Yep, that's generally correct. The branch prediction seems to be harmless either way -- interleaving values on either side of the branch doesn't seem to affect throughput much on my machine (results may vary).

  > I never fully groked the Zipf distribution but am I correct to conclude
  > the worst case for vu128 would be alternating integers on either side of
  > the branch condition?

It depends on whether you're measuring throughput by values/sec or bytes/sec.

In terms of bytes/sec, the worst case is a set of integers exclusively in the range [0xF0, 0xFF] -- big enough to skip the fast path, small enough that each byte has to go through the full bit-masking.

In terms of values/sec, the worst is really big integers because writing 8 bytes (or 16, for `encode_u128`) to a buffer takes longer than writing one byte.

However, regardless of measurement, the worst case for vu128 is faster than VLQ/LEB128 -- except for distributions containing only [0x00, 0x7F] in which case they're all equivalent.

---

Also, after some comments on Lobsters about cases where space efficiency in the u16 range really matters, I'm experimenting with a version that tries to match or exceed VLQ/LEB128 for size efficiency at all bit lengths.

It has three more branches, but in practice this hasn't turned out to matter much -- it seems that indefinite loops are slower than a fixed set of branches, so still significantly faster than VLQ/LEB128 on most sets of integers.

  // like LEB128 but continuation bits are packed into the
  // leading byte -- sometimes called "prefixed varint"
  
  0xxxxxxx                            //  7 bits of payload
  10xxxxxx xxxxxxxx                   // 14 bits of payload
  110xxxxx xxxxxxxx xxxxxxxx          // 21 bits payload
  1110xxxx xxxxxxxx xxxxxxxx xxxxxxxx // 28 bits payload

  // For payloads > 28 bits, use (0xF0 | length) type prefix,
  // same as original post.
  1111____  xxxxxxxx xxxxxxxx [...]

It seems to be more fussy about compiler optimizations, though: https://github.com/rust-lang/rust/issues/125543

chubot · 2024-05-23T16:24:28 1716481468

FWIW the lobste.rs thread surfaced this 2016 comment thread about PrefixVarint vs.
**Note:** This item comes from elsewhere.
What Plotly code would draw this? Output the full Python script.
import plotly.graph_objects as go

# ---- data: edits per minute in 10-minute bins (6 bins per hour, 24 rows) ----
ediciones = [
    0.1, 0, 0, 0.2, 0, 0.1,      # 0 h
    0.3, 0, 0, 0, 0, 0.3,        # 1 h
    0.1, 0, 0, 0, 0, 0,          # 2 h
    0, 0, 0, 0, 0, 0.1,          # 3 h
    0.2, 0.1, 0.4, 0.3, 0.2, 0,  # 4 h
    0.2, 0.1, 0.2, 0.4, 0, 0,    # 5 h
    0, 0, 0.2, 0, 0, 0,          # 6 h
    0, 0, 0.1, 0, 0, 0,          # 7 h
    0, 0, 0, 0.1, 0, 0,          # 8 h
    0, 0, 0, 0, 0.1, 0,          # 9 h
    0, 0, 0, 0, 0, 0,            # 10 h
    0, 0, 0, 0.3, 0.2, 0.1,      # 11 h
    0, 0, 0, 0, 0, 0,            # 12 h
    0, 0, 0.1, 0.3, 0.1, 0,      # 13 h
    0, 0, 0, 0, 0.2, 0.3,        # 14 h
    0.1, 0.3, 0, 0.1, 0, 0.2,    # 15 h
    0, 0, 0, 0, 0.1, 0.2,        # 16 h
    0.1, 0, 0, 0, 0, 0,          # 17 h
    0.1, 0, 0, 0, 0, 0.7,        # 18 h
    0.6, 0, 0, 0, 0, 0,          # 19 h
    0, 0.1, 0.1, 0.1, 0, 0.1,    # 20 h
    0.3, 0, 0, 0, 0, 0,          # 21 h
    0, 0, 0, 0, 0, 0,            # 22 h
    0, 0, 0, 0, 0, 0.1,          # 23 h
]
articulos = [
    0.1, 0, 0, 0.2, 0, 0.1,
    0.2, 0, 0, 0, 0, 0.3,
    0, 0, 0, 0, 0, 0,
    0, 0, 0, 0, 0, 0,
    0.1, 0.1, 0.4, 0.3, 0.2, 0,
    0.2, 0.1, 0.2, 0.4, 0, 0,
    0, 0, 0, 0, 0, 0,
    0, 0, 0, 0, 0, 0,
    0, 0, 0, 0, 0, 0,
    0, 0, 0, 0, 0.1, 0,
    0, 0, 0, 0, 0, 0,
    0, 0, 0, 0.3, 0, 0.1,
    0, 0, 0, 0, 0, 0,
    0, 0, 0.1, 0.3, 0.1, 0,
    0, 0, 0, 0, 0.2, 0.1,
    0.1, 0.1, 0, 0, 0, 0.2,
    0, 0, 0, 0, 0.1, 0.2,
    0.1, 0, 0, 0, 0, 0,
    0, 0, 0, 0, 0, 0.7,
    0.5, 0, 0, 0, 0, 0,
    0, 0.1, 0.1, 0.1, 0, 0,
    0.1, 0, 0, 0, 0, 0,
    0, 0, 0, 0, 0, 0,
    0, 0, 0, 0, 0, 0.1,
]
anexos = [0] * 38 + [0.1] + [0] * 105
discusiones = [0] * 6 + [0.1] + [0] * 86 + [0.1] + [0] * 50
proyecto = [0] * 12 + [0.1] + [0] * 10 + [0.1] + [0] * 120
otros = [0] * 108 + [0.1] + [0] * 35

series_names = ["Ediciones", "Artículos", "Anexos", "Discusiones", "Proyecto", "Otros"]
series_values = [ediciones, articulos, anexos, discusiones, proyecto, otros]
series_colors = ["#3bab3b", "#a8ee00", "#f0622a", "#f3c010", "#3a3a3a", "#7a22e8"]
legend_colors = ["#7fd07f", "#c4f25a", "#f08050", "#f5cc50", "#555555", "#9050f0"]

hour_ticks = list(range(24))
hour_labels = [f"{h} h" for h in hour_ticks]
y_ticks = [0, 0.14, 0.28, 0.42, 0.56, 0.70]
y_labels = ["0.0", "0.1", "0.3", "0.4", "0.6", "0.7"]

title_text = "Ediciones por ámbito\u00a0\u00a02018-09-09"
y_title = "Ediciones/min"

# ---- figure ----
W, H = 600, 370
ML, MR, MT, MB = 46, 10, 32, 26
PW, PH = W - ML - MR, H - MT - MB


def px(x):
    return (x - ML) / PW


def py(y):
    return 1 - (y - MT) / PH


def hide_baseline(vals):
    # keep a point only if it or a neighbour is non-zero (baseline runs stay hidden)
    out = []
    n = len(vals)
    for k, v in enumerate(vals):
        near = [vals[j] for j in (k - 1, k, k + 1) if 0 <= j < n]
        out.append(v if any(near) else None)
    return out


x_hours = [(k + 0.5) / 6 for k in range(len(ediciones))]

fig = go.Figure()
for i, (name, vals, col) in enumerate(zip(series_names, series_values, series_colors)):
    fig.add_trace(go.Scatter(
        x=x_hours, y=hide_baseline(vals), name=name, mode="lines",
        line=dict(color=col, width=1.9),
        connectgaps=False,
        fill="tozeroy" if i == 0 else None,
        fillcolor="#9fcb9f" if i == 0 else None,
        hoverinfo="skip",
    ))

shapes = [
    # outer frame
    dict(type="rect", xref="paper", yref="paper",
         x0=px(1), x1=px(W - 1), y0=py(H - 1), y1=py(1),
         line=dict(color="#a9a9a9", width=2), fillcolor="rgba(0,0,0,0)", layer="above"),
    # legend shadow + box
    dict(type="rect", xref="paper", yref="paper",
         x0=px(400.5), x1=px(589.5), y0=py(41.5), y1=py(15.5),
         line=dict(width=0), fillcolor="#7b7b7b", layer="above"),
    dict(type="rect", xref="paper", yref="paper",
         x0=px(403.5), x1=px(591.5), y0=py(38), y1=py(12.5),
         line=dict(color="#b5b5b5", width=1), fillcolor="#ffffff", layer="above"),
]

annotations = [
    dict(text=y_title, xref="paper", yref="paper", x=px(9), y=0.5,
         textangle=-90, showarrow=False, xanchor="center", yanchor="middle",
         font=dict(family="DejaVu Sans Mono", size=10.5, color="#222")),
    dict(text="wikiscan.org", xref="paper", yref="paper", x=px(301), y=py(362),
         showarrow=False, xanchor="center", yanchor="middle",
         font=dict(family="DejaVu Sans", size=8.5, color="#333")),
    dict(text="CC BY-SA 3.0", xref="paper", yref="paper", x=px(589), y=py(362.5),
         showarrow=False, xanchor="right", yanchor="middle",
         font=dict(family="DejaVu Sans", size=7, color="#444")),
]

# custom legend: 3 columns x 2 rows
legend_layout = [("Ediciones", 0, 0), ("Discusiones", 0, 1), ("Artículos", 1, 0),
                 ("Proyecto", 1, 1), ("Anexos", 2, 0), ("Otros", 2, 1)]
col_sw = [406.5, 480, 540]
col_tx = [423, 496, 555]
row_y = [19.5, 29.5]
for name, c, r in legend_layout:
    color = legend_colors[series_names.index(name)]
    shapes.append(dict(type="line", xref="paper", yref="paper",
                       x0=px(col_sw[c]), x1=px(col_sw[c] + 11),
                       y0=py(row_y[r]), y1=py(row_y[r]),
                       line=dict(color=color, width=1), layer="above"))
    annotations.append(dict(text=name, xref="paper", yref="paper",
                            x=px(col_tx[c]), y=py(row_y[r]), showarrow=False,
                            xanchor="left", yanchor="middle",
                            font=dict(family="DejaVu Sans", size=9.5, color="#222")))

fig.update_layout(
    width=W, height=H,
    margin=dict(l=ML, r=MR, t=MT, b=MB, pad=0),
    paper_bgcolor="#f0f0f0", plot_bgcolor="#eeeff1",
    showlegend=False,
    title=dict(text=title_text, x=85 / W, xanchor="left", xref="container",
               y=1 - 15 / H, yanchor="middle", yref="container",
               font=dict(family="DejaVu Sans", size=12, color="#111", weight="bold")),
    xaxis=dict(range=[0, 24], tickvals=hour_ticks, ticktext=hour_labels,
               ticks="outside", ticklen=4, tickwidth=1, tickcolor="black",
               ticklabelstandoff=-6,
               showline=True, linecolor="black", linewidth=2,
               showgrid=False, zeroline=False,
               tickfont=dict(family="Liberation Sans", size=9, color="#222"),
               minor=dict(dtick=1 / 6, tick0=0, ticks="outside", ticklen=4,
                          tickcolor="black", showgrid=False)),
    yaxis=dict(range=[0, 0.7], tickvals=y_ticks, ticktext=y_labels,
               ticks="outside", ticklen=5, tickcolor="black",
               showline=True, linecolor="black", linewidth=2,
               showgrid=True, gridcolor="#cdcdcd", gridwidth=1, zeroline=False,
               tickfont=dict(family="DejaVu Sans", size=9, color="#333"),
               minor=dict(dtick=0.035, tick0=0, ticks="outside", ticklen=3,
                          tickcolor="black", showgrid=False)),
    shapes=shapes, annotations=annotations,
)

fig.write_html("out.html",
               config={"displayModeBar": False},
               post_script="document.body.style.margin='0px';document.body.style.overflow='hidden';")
LEB128 varint in protobufs, which has lots of good info, and makes the UTF-8 analogy:

https://news.ycombinator.com/item?id=11263378

Also sqlite varint:

https://sqlite.org/src4/doc/trunk/www/varint.wiki

akira2501 · 2024-05-23T17:12:50 1716484370

> Also sqlite varint:

That's not actually in use. The SQLite3 format is far more basic:

"A variable-length integer or "varint" is a static Huffman encoding of 64-bit twos-complement integers that uses less space for small positive values. A varint is between 1 and 9 bytes in length. The varint consists of either zero or more bytes which have the high-order bit set followed by a single byte with the high-order bit clear, or nine bytes, whichever is shorter. The lower seven bits of each of the first eight bytes and all 8 bits of the ninth byte are used to reconstruct the 64-bit twos-complement integer. Varints are big-endian: bits taken from the earlier byte of the varint are more significant than bits taken from the later bytes."
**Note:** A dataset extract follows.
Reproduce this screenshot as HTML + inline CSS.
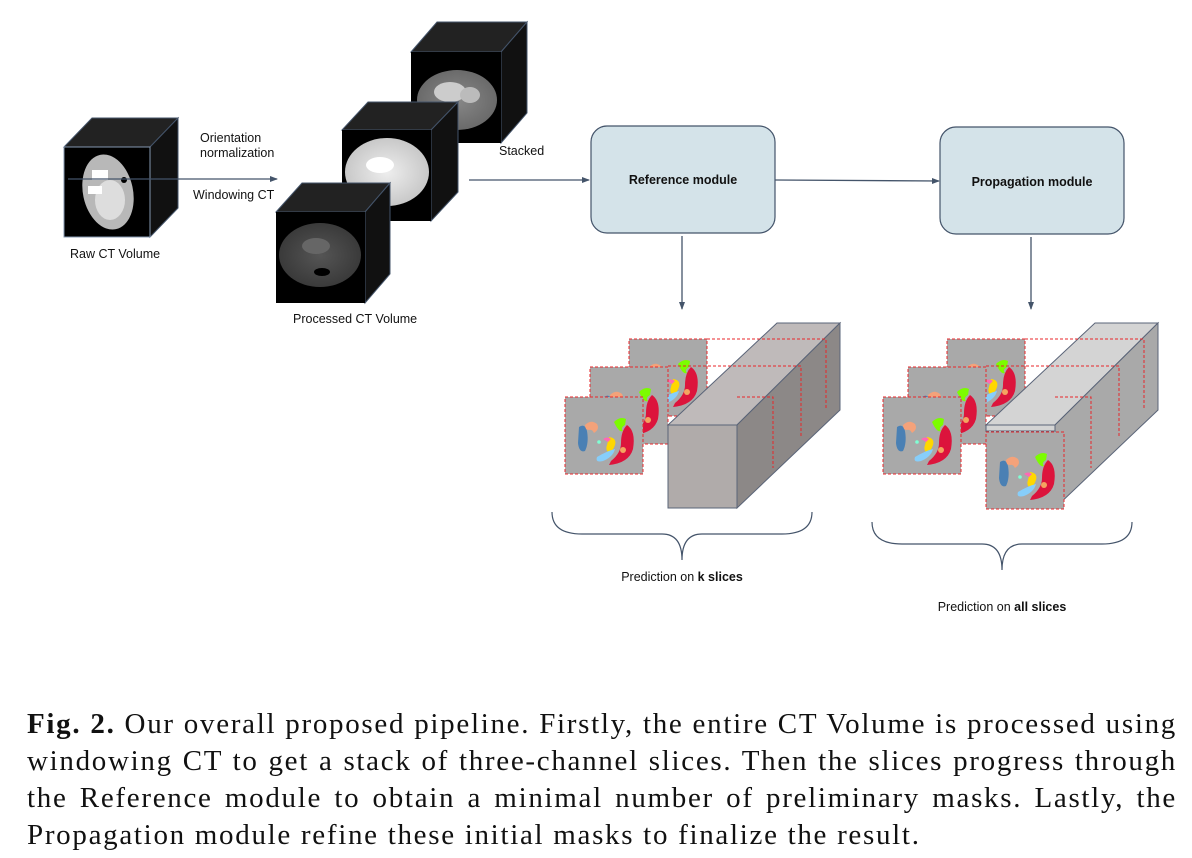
<!DOCTYPE html>
<html><head><meta charset="utf-8"><style>
body{margin:0;background:#fff;width:1192px;height:858px;overflow:hidden;position:relative}
svg{position:absolute;left:0;top:0}
.t{font-family:"Liberation Sans",sans-serif;font-size:12.5px;fill:#111}
.cap{position:absolute;left:27px;top:706px;width:1150px;font-family:"Liberation Serif",serif;font-size:29px;letter-spacing:1.7px;line-height:37px;color:#111}
.cap div{text-align:justify;text-align-last:justify;white-space:nowrap}
.cap div.last{text-align-last:left}
</style></head><body>
<svg width="1192" height="700" viewBox="0 0 1192 700">
<defs>
<marker id="ar" markerWidth="8" markerHeight="8" refX="7" refY="4" orient="auto" markerUnits="userSpaceOnUse"><path d="M0,1 L8,4 L0,7z" fill="#44546a"/></marker>
<radialGradient id="ctw"><stop offset="0" stop-color="#eee"/><stop offset="1" stop-color="#c8c8c8"/></radialGradient>
<radialGradient id="ctd"><stop offset="0" stop-color="#555"/><stop offset="1" stop-color="#3a3a3a"/></radialGradient>
<radialGradient id="ctm"><stop offset="0" stop-color="#888"/><stop offset="1" stop-color="#6a6a6a"/></radialGradient>
<g id="mask">
<rect x="0" y="0" width="78" height="77" fill="#a9a9a9" stroke="#e8262a" stroke-width="1" stroke-dasharray="3,2"/>
<path d="M14,30 q6,-4 8,4 q2,12 -2,20 q-6,2 -7,-8z" fill="#4a80b4"/>
<path d="M20,28 q6,-6 12,-1 q3,5 -3,9 q-2,-4 -5,-3 q-4,0 -4,-5z" fill="#f4a27a"/>
<path d="M49,25 q6,-6 12,-3 l-1,6 q-5,3 -2,6 q-4,2 -9,-9z" fill="#7cfc00"/>
<path d="M62,28 q9,6 6,24 q-4,14 -24,16 l2,-4 q10,-8 10,-18 q0,-12 6,-18z" fill="#dc143c"/>
<path d="M44,40 q8,1 6,8 q-2,6 -6,8 q-4,-3 -2,-8z" fill="#ffd700"/>
<path d="M38,42 q4,-3 8,0 l-3,3z" fill="#ff69b4"/>
<circle cx="34" cy="45" r="1.8" fill="#7fffd4"/>
<path d="M32,60 q10,-6 18,-8 q-2,8 -12,12 q-8,2 -6,-4z" fill="#87cefa"/>
<circle cx="58" cy="53" r="3" fill="#f4a460"/>
</g>
</defs>

<polygon points="64,147 92,118 178,118 150,147" fill="#222" stroke="#44546a"/>
<polygon points="150,147 178,118 178,208 150,237" fill="#111" stroke="#44546a"/>
<rect x="64" y="147" width="86" height="90" fill="#000" stroke="#8497b0"/>
<ellipse cx="108" cy="192" rx="25" ry="38" fill="#b8b8b8" transform="rotate(-12 108 192)"/>
<ellipse cx="110" cy="200" rx="15" ry="20" fill="#ddd"/>
<rect x="92" y="170" width="16" height="10" fill="#fff"/><rect x="88" y="186" width="14" height="8" fill="#fff"/>
<circle cx="124" cy="180" r="3" fill="#000"/>
<text class="t" x="70" y="258" font-size="13.5">Raw CT Volume</text>

<line x1="68" y1="179" x2="277" y2="179" stroke="#44546a" stroke-width="1.3" marker-end="url(#ar)"/>
<text class="t" x="200" y="142" font-size="11">Orientation</text>
<text class="t" x="200" y="157" font-size="11">normalization</text>
<text class="t" x="193" y="199" font-size="11">Windowing CT</text>

<polygon points="411,52 437,22 527,22 501,52" fill="#222" stroke="#44546a"/>
<polygon points="501,52 527,22 527,113 501,143" fill="#111" stroke="#44546a"/>
<rect x="411" y="52" width="90" height="91" fill="#000"/>
<ellipse cx="457" cy="100" rx="40" ry="30" fill="url(#ctm)"/>
<ellipse cx="450" cy="92" rx="16" ry="10" fill="#ccc"/><ellipse cx="470" cy="95" rx="10" ry="8" fill="#bbb"/>
<polygon points="342,130 368,102 458,102 431,130" fill="#222" stroke="#44546a"/>
<polygon points="431,130 458,102 458,192 431,221" fill="#111" stroke="#44546a"/>
<rect x="342" y="130" width="89" height="91" fill="#000"/>
<ellipse cx="387" cy="172" rx="42" ry="34" fill="url(#ctw)"/>
<ellipse cx="380" cy="165" rx="14" ry="8" fill="#fff"/>
<polygon points="276,212 302,183 390,183 365,212" fill="#222" stroke="#44546a"/>
<polygon points="365,212 390,183 390,274 365,303" fill="#111" stroke="#44546a"/>
<rect x="276" y="212" width="89" height="91" fill="#000"/>
<ellipse cx="320" cy="255" rx="41" ry="32" fill="url(#ctd)"/>
<ellipse cx="316" cy="246" rx="14" ry="8" fill="#666"/><ellipse cx="322" cy="272" rx="8" ry="4" fill="#000"/>
<text class="t" x="293" y="323" font-size="13.5">Processed CT Volume</text>
<text class="t" x="499" y="155" font-size="11">Stacked</text>

<line x1="469" y1="180" x2="589" y2="180" stroke="#44546a" stroke-width="1.3" marker-end="url(#ar)"/>
<rect x="591" y="126" width="184" height="107" rx="16" fill="#d4e3e9" stroke="#44546a" stroke-width="1.2"/>
<text class="t" x="683" y="184" text-anchor="middle" font-weight="bold" font-size="13">Reference module</text>
<line x1="775" y1="180" x2="939" y2="181" stroke="#44546a" stroke-width="1.3" marker-end="url(#ar)"/>
<rect x="940" y="127" width="184" height="107" rx="16" fill="#d4e3e9" stroke="#44546a" stroke-width="1.2"/>
<text class="t" x="1032" y="186" text-anchor="middle" font-weight="bold" font-size="13">Propagation module</text>
<line x1="682" y1="236" x2="682" y2="309" stroke="#44546a" stroke-width="1.3" marker-end="url(#ar)"/>
<line x1="1031" y1="237" x2="1031" y2="309" stroke="#44546a" stroke-width="1.3" marker-end="url(#ar)"/>

<use href="#mask" x="629" y="339"/>
<use href="#mask" x="590" y="367"/>
<use href="#mask" x="565" y="397"/>
<polygon points="668,425 777,323 840,323 737,425" fill="#bfbaba" stroke="#5a6478"/>
<polygon points="737,425 840,323 840,410 737,508" fill="#8c8887" stroke="#5a6478"/>
<rect x="668" y="425" width="69" height="83" fill="#b0abaa" stroke="#5a6478"/>
<g fill="none" stroke="#e8262a" stroke-dasharray="3,2">
<polyline points="707,339 826,339 826,410"/>
<polyline points="668,366 801,366 801,438"/>
<polyline points="737,397 773,397 773,468"/>
</g>
<use href="#mask" x="947" y="339"/>
<use href="#mask" x="908" y="367"/>
<use href="#mask" x="883" y="397"/>
<polygon points="986,425 1095,323 1158,323 1055,425" fill="#d4d4d4" stroke="#5a6478"/>
<polygon points="1055,425 1158,323 1158,410 1055,508" fill="#a9a9a9" stroke="#5a6478"/>
<rect x="986" y="425" width="69" height="6" fill="#d4d4d4" stroke="#5a6478"/>
<use href="#mask" x="986" y="432"/>
<g fill="none" stroke="#e8262a" stroke-dasharray="3,2">
<polyline points="1025,339 1144,339 1144,410"/>
<polyline points="986,366 1119,366 1119,438"/>
<polyline points="1055,397 1091,397 1091,468"/>
</g>

<path d="M552,512 q0,22 30,22 l80,0 q20,0 20,26 q0,-26 20,-26 l80,0 q30,0 30,-22" fill="none" stroke="#44546a" stroke-width="1.2"/>
<path d="M872,522 q0,22 30,22 l80,0 q20,0 20,26 q0,-26 20,-26 l80,0 q30,0 30,-22" fill="none" stroke="#44546a" stroke-width="1.2"/>
<text class="t" x="682" y="581" text-anchor="middle" font-size="12.5">Prediction on <tspan font-weight="bold">k slices</tspan></text>
<text class="t" x="1002" y="611" text-anchor="middle" font-size="12.5">Prediction on <tspan font-weight="bold">all slices</tspan></text>
</svg>
<div class="cap">
<div><b>Fig. 2.</b> Our overall proposed pipeline. Firstly, the entire CT Volume is processed using</div>
<div>windowing CT to get a stack of three-channel slices. Then the slices progress through</div>
<div>the Reference module to obtain a minimal number of preliminary masks. Lastly, the</div>
<div class="last">Propagation module refine these initial masks to finalize the result.</div>
</div>
</body></html>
From: https://www.sqlite.org/fileformat2.html Section 1.6

ixau · 2024-05-24T05:38:14 1716529094

In terms of serializing JSON to a binary representation, which includes variable length integers, check CBOR

https://datatracker.ietf.org/doc/html/rfc8949

zigzag312 · 2024-05-23T19:20:13 1716492013

How does it compare to vint64[0] performance-wise? For values that fit the 64-bit space.
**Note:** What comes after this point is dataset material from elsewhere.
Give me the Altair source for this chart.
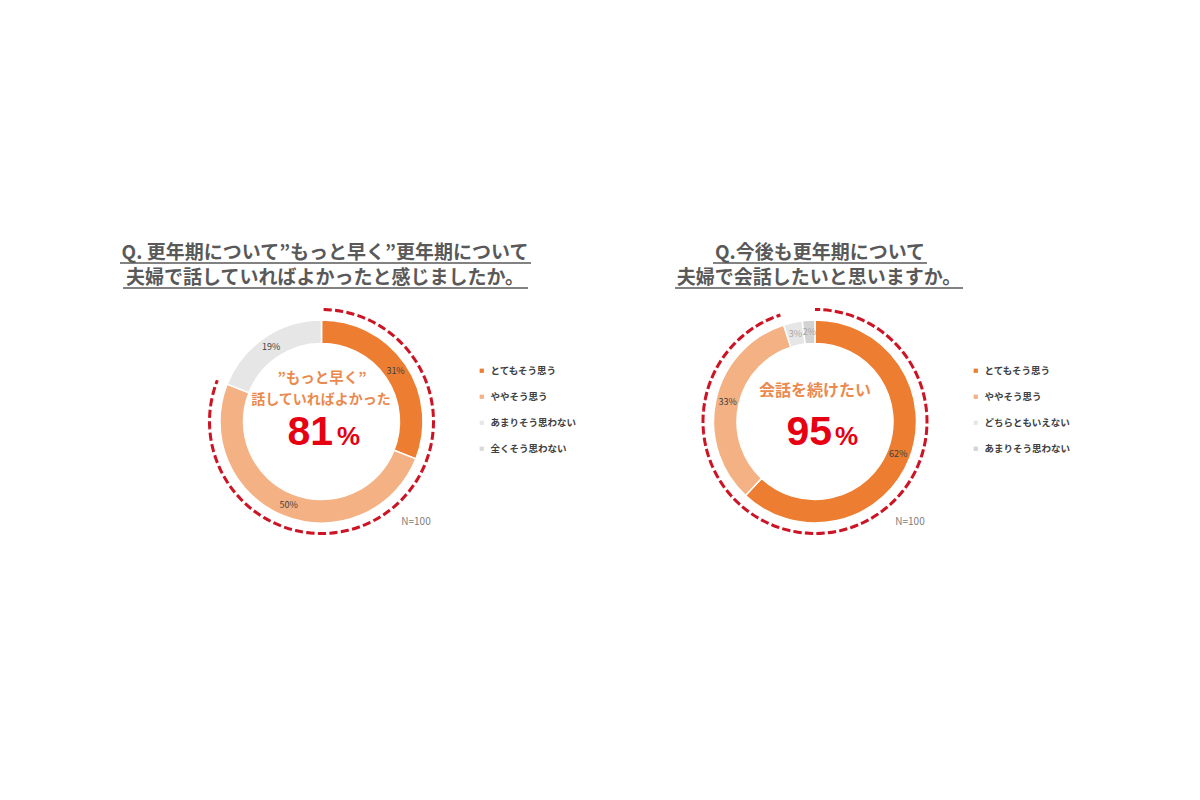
import math
import altair as alt
import pandas as pd

FONT = "Noto Sans CJK JP"
NUM_FONT = "Liberation Sans"
OFF = 8  # page margin

# ---- data ----
cats1 = ["とてもそう思う", "ややそう思う", "あまりそう思わない", "全くそう思わない"]
vals1 = [31, 50, 19, 0]
colors1 = ["#ED7D31", "#F4B183", "#E7E6E6", "#D9D9D9"]

cats2 = ["とてもそう思う", "ややそう思う", "どちらともいえない", "あまりそう思わない"]
vals2 = [62, 33, 3, 2]
colors2 = ["#ED7D31", "#F4B183", "#E7E6E6", "#D3D3D3"]

title1 = ["Q. 更年期について”もっと早く”更年期について", "夫婦で話していればよかったと感じましたか。"]
title2 = ["Q.今後も更年期について", "夫婦で会話したいと思いますか。"]
center1 = ["”もっと早く”", "話していればよかった"]
center2 = ["会話を続けたい"]
n_label = "N=100"

# ---- styles ----
R_OUT, R_IN, R_LBL, R_DASH = 101.5, 78, 89.5, 112
DASH = [7.5, 4]
RED_DASH = "#CC1424"
RED_BIG = "#E60012"
ORANGE_TXT = "#EA8A4F"
TITLE_C = "#595959"


def P(x, y):
    return x - OFF, y - OFF


def txt(text, x, y, size, color, weight="bold", align="center", baseline="middle", font=FONT):
    px, py = P(x, y)
    return alt.Chart(pd.DataFrame({"t": [text]})).mark_text(
        font=font, fontSize=size, fontWeight=weight, color=color,
        align=align, baseline=baseline
    ).encode(text="t:N", x=alt.value(px), y=alt.value(py))


def uline(x1, x2, y):
    a, b = P(x1, y)
    c, _ = P(x2, y)
    return alt.Chart(pd.DataFrame({"k": [0]})).mark_rule(
        color=TITLE_C, strokeWidth=1.5
    ).encode(x=alt.value(a), x2=alt.value(c), y=alt.value(b))


def donut(cats, vals, colors, cx, cy, lx, ly):
    px, py = P(cx, cy)
    df = pd.DataFrame({"cat": cats, "value": vals, "order": list(range(len(cats)))})
    df["label"] = [f"{v}%" for v in vals]
    base = alt.Chart(df).encode(
        theta=alt.Theta("value:Q", stack=True, scale=alt.Scale(domain=[0, 100])),
        order=alt.Order("order:Q"),
        x=alt.value(px), y=alt.value(py),
    )
    lgx, lgy = P(lx, ly)
    arcs = base.mark_arc(
        innerRadius=R_IN, outerRadius=R_OUT, stroke="white", strokeWidth=1.5
    ).encode(
        color=alt.Color(
            "cat:N", sort=cats,
            scale=alt.Scale(domain=cats, range=colors),
            legend=alt.Legend(
                title=None, orient="none", legendX=lgx, legendY=lgy,
                symbolType="square", symbolSize=18, symbolStrokeWidth=0,
                labelFont=FONT, labelFontSize=9.5, labelFontWeight="bold",
                labelColor="#404040", rowPadding=15, padding=0, labelOffset=4,
            ),
        )
    ).transform_filter("datum.value > 0")
    labels = base.mark_text(radius=R_LBL, font=FONT, fontSize=9).encode(
        text="label:N",
        color=alt.condition("datum.value >= 10", alt.value("#404040"), alt.value("#A6A6A6")),
    ).transform_filter("datum.value > 0")

    total = vals[0] + vals[1]
    L = R_DASH * 2 * math.pi * total / 100
    period = DASH[0] + DASH[1]
    doff = (DASH[0] / 2 - L) % period
    dashed = alt.Chart(pd.DataFrame({"start": [0], "end": [total]})).mark_arc(
        outerRadius=R_DASH, innerRadius=R_DASH, fill="white", fillOpacity=0,
        stroke=RED_DASH, strokeWidth=3, strokeDash=DASH, strokeDashOffset=doff,
    ).encode(
        theta=alt.Theta("start:Q", scale=alt.Scale(domain=[0, 100])),
        theta2="end:Q",
        x=alt.value(px), y=alt.value(py),
    )
    return [arcs, labels, dashed], total


layers = []

# ---- left panel ----
L1, tot1 = donut(cats1, vals1, colors1, 321.5, 421.5, 477, 366)
layers += L1
layers += [
    txt(title1[0], 325, 259, 19, TITLE_C, baseline="alphabetic"),
    txt(title1[1], 325, 284, 19, TITLE_C, baseline="alphabetic"),
    uline(120, 531, 263),
    uline(123, 528, 288),
    txt(center1[0], 322, 379, 14.5, ORANGE_TXT),
    txt(center1[1], 321, 399.5, 14, ORANGE_TXT),
    txt(f"{tot1}", 333, 445, 41, RED_BIG, align="right", baseline="alphabetic", font=NUM_FONT),
    txt("%", 337, 445, 26, RED_BIG, align="left", baseline="alphabetic", font=NUM_FONT),
    txt(n_label, 416, 522, 10, "#808080", weight="normal"),
]

# ---- right panel ----
L2, tot2 = donut(cats2, vals2, colors2, 815, 421.5, 971, 366)
layers += L2
layers += [
    txt(title2[0], 820, 259, 19, TITLE_C, baseline="alphabetic"),
    txt(title2[1], 819, 284, 19, TITLE_C, baseline="alphabetic"),
    uline(713, 927, 263),
    uline(675, 963, 288),
    txt(center2[0], 815, 391, 16, ORANGE_TXT),
    txt(f"{tot2}", 832, 445, 41, RED_BIG, align="right", baseline="alphabetic", font=NUM_FONT),
    txt("%", 835, 445, 26, RED_BIG, align="left", baseline="alphabetic", font=NUM_FONT),
    txt(n_label, 910, 522, 10, "#808080", weight="normal"),
]

chart = alt.layer(*layers).resolve_scale(color="independent").properties(
    width=1184, height=784,
    autosize=alt.AutoSizeParams(type="none"),
    padding=0,
    background="white",
).configure_view(strokeWidth=0)

chart.save("out.html", embed_options={"renderer": "svg", "actions": False})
[0] https://crates.io/crates/vint64

lifthrasiir · 2024-05-24T00:02:52 1716508972

This is another variation of putting control bits to the first byte, where the number of following bytes is indicated by the number of trailing 1 bits instead of leading 1 bits. I'm not sure which one is more efficient though.

vitiral · 2024-05-23T16:43:30 1716482610

zig-zag encoding is brilliant. Basically you can determine positive or negative based on odd/even and divide by 2 to get the value. I tried to come up with a similar encoding and never thought of this

edflsafoiewq · 2024-05-23T19:10:27 1716491427

It's the same as enumerating 2D points in a spiral, but restricted to 1D.

repelsteeltje · 2024-05-23T18:19:35 1716488375

Yeah basically it's ones complement (or twos complement) but with the sign bit on the right, rather than the left.